The renewed demand for milk and grocery delivery and the regional need for hop and fruit pickers following Brexit and COVID 19 should make for a particularly thought-provoking evening.
About our guest speakers:
Kathrin Böhm from Company Drinks
Company Drinks is a Barking and Dagenham based community drinks company which brings people together to pick, process and produce drinks in east London, linking the history of East Londoners ‘going hop picking’ to a new enterprise.
They run a full drinks production cycle of growing, picking, processing, branding, bottling, trading and reinvesting. Company Drinks is combining the east London rural and agricultural heritage with a new Community Economy model, to make and support community
by making, trading and enjoying drinks together.
Kathrin will introduce two films:
About Company Drinks (2019) -
A 5 minute film explaining their community economy model commissioned by the V&A for FOOD: Bigger than the Plate.
Foreign Pickers (2016) -
A 22min documentary comparing the “hopping days” from the past with current practices of fruit picking in Kent, commissioned by Delfina Foundation.
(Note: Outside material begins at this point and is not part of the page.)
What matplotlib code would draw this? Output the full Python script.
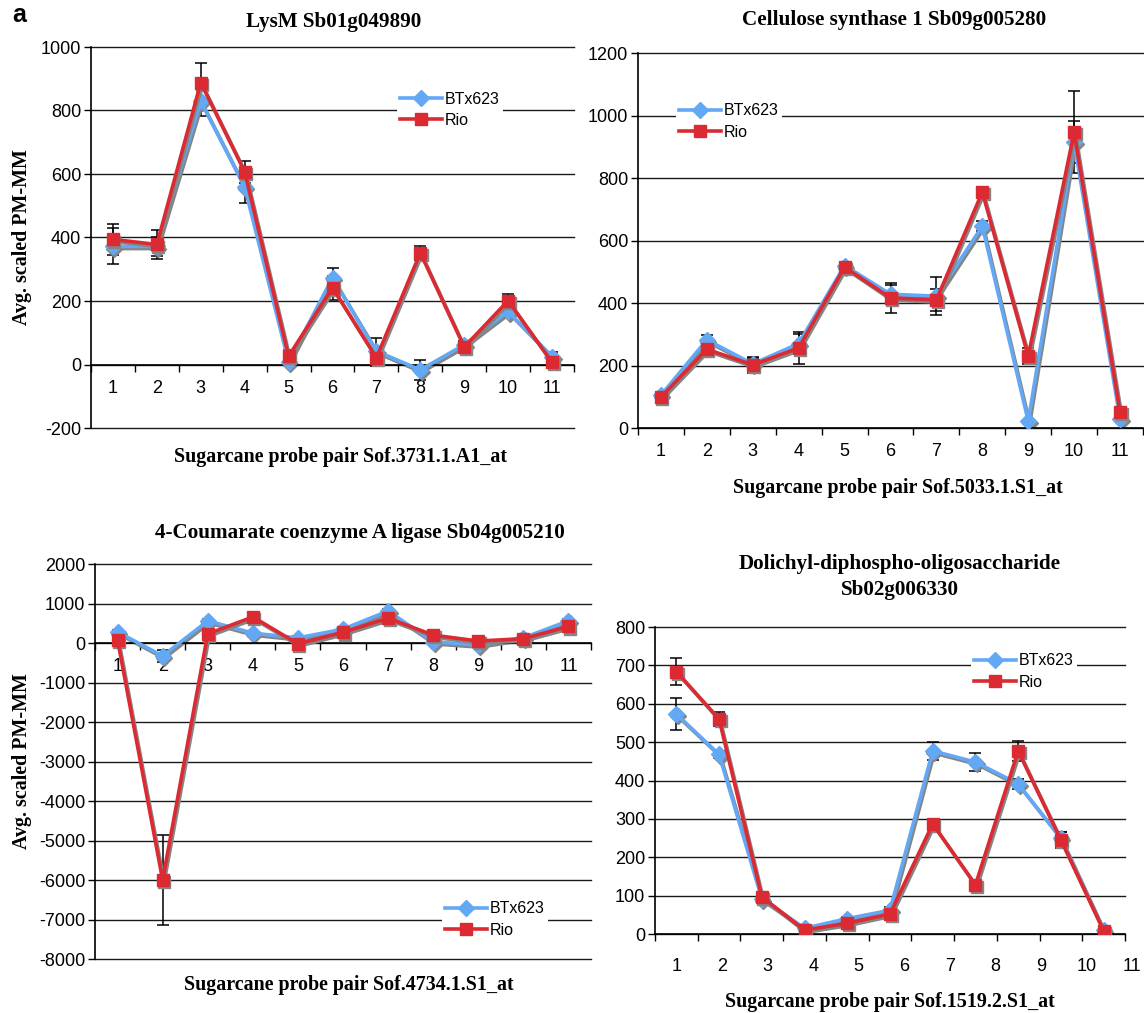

Maxine Beuret, Kingston University
Working in collaboration with the milk delivery industry, Maxine’s research combines creative practice with sensory and public ethnography, design history and phenomenology. This methodology is designed to represent cultural heritage
in the commonplace, with a specific focus on dairies and their door-step milk delivery service with electric milk floats.
Working with milkman Colin Chesnaye at Parker Dairies in East London, Maxine produced a map combining a simplified ordinance survey street map with photography, graphics and text to give a clear impression of the size and look of his milk round. She will talk
through how she developed the map and the insights gained from the process.
As usual, discussion and debate is encouraged. BYO pizza and
beer (or milk!). This online session is free of charge.